Etchenaik buscó obstinadamente al mozo. Lo divisó tras una columna para volver a perderlo de vista. En ese momento Tony dio un salto.

– La puta que los parió -dijo haciendo ruido con la silla.

Al gallego le faltaban brazos para ponerse de pie y manotear la vajilla sin dejar de mirar por la ventana.

– ¡Se lo llevan! -gritó desembarazándose a patadas de la mesa como quien trata de salir del cajón de un ropero-. Vamos, que se llevan al pibe.

El veterano llegó a la calle y alcanzó a ver el Peugeot blanco que atravesaba Uruguay.

– Anda vos arriba a ver qué pasó con los otros -dijo Tony corriendo tras un taxi.

Etchenaik lo vio subir, vio cómo el taxi forcejeaba entre una bicicleta y un colectivo, tardaba años en hacer los metros que faltaban hasta la esquina. Entonces entró al edificio.
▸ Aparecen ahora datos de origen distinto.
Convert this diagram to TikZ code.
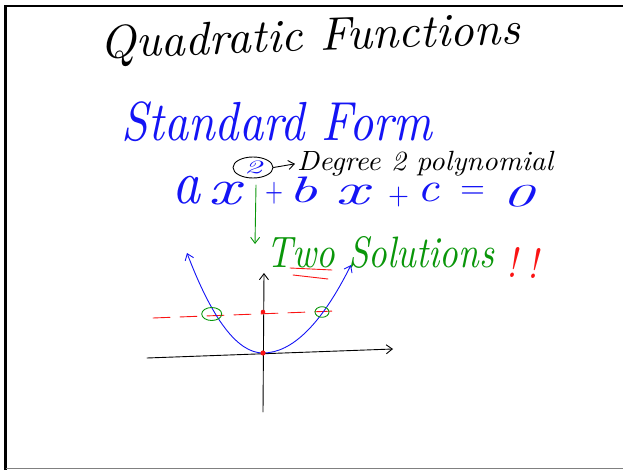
\documentclass[tikz,border=0pt]{standalone}
\usepackage{graphicx}
\usetikzlibrary{arrows.meta,shapes.geometric}
\definecolor{inkblue}{RGB}{20,20,245}
\definecolor{inkgreen}{RGB}{10,150,10}
\definecolor{inkred}{RGB}{250,20,20}
\newcommand\hwfit[3]{\resizebox*{#1pt}{#2pt}{\itshape #3}}
\begin{document}
\begin{tikzpicture}[x=1pt,y=-1pt,
  hw/.style={inner sep=0pt, outer sep=0pt, anchor=center},
  pen/.style={line width=0.9pt, line cap=round, line join=round},
  barb/.style={-{Straight Barb[length=6pt,width=9pt]}},
  dbarb/.style={{Straight Barb[length=6pt,width=9pt]}-{Straight Barb[length=6pt,width=9pt]}},
]
\useasboundingbox (0,0) rectangle (623,470);
% frame
\draw[line width=2.5pt] (5.5,470) -- (5.5,6) -- (623,6);
\draw[gray, line width=1pt] (5.5,468.5) -- (623,468.5);

% title
\node[hw, rotate=2] (title) at (310,39) {\hwfit{420}{42}{Quadratic Functions}};
\node[hw, text=inkblue] (std) at (277,122) {\hwfit{310}{40}{Standard Form}};

% exponent and note
\node[ellipse, draw, pen, minimum width=40pt, minimum height=21pt, inner sep=0pt, text=inkblue] (exp) at (253,167.5) {\hwfit{18}{13}{2}};
\node[hw] (deg) at (425,163.5) {\hwfit{256}{25}{Degree 2 polynomial}};
\draw[pen, barb, shorten >=2pt] (exp.east) -- (deg.west);

% equation
\begin{scope}[every node/.style={hw, text=inkblue}]
\node (ea) at (186,190) {\hwfit{28}{28}{a}};
\node (ex1) at (225,193.5) {\hwfit{32}{23}{x}};
\node (ep1) at (274,193) {\hwfit{18}{22}{$+$}};
\node (eb) at (302.5,190) {\hwfit{29}{26}{b}};
\node (ex2) at (352.5,195) {\hwfit{33}{20}{x}};
\node (ep2) at (398.5,196.5) {\hwfit{21}{20}{$+$}};
\node (ec) at (428,192.5) {\hwfit{22}{19}{c}};
\node (eeq) at (472.5,192.5) {\hwfit{25}{12}{$=$}};
\node (ezero) at (517.5,196) {\hwfit{31}{22}{0}};
\end{scope}

% green arrow
\coordinate (gtop) at (256,185);
\coordinate (gtip) at (255,244);
\draw[pen, inkgreen, barb] (gtop) -- (gtip);

% two solutions
\node[hw, text=inkgreen] (two) at (380,252) {\hwfit{228}{32}{Two Solutions}};
\node[hw, text=inkred] (bang1) at (512,262) {\hwfit{11}{30}{!}};
\node[hw, text=inkred] (bang2) at (533,263) {\hwfit{11}{30}{!}};
\draw[pen, inkred] (290,268) -- (332,270);
\draw[pen, inkred] (293,275) -- (328,279);

% graph
\coordinate (xl) at (147,358);
\coordinate (xr) at (393,349);
\coordinate (yb) at (263,412);
\coordinate (yt) at (264,273);
\draw[pen, barb] (xl) -- (xr);
\draw[pen, barb] (yb) -- (yt);

\coordinate (dl) at (153,318);
\coordinate (dr) at (335,311);
\draw[pen, inkred, dash pattern=on 17pt off 10pt] (dl) -- (dr);

\coordinate (pl) at (187,253);
\coordinate (v) at (263,353);
\coordinate (pr) at (351,265);
\draw[pen, inkblue, dbarb] (pl) .. controls (212.3,319.7) and (237.7,353) .. (v) .. controls (292.3,353) and (321.7,323.7) .. (pr);

\fill[inkred] (263,312) circle (2.3pt);
\fill[inkred] (v) circle (2.6pt);

\draw[pen, inkgreen] (211.7,314) ellipse [x radius=10pt, y radius=6.5pt];
\draw[pen, inkgreen] (322,312) ellipse [x radius=7pt, y radius=5.3pt];
\end{tikzpicture}
\end{document}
El viejo ascensor jaula estaba abierto. Apretó el botón del último piso. A la altura del tercero vio a una pareja que bajaba apresurada, saltando de dos en dos los escalones, sin cuidarse del ruido. Él era morocho y llevaba un bolsón grande en la mano. Ella era rubia y agitaba el pelo largo al caer con los dos pies en los descansos.

Etchenaik dedujo que sin duda no eran los dos novios de la torta y abrió la puerta para detener el ascensor. El artefacto quedó clavado entre el cuarto y el quinto. Apretó el botón de PB pero era difícil que aquello volviera a funcionar por el momento. Abrió nuevamente la puerta y forcejeó para trepar hasta el quinto, de panza, ayudándose con las manos, voleando las piernas.

Se incorporó y limpió sin fe las manchas de grasa en el saco. Puteó bajito. Desde una puerta entornada, un niño desdentado y sin duda feliz de su presencia le sacaba la lengua.

80. Los desconocidos de siempre

En el séptimo piso Etchenaik sólo encontró una puerta amarilla con innumerables marcas de dedos alrededor del picaporte. Junto al zócalo, una lata de duraznos con una plantita seca era el único signo de que se trataba del acceso a una casa y no a una jaula o depósito de desperdicios. Del ángulo opuesto a la puerta amarilla salía una escalera de cemento con una sola baranda de hierro. En el extremo de la escalera estaba el cielo.

Subió y se encontró con la terraza. La puerta que habitualmente ocultaba las nubes parecía un papel arrugado contra la chimenea cubierta de hollín. Había una llanta vieja, un triciclo oxidado, cajones de cerveza, alambres retorcidos. Eran los restos de un naufragio, objetos unidos por la casualidad y el deterioro.

La cúpula tenía una sola puerta de metal, entreabierta. El sol daba contra los vidrios de colores, el alambre del pararrayos se agitaba frente a la ventana. Etchenaik se acercó lentamente pegado a la pared y con una patada precisa abrió la puerta, que fue y volvió con un pestañeo violento. El ruido hizo volar a las palomas, que brotaron con el sosegado escándalo acostumbrado. Adentro, los papeles que estaban sobre la mesa pintada de rosa se dispersaron. Algunos todavía no habían tocado el piso cuando ya Etchenaik estaba ahí, el revólver en el aire.

Parado en medio de la habitación vacía miró a su alrededor y recordó la escena de una película francesa: él era un oficial SS, los «maquis» lo esperaban pegados al suelo del entrepiso; subía así por la escalera caracol y al asomar medio cuerpo era recibido por una ráfaga de ametralladora. Ahora caía hacia atrás golpeándose con los escalones de hierro mientras los impactos lo perseguían para rematarlo y saltaban los pedazos de revoque que sentía sobre la cara. Los otros pasaban sobre su cadáver, corrían junto a la cama, destrozaban las almohadas para sacar las armas ocultas, guardaban los papeles en bolsones mal cerrados, huían entre maldiciones dejando un vino inconcluso, la calidez del humo.

Se sentó en la cama deshecha y un momento después oyó pasos apurados. Se asomó y vio al gallego que llegaba quejoso y dolorido.

– Se te escaparon, gil -dijo Tony cuando estuvo junto a él.

– Yo subía y ellos bajaban. ¿Y vos?

– Los perdí en seguida y no llegué a tomar la chapa. Cuando nos paró el semáforo de Córdoba, ellos pasaron y el tachero no quiso seguir. Entonces me bajé y allá se quedó puteando.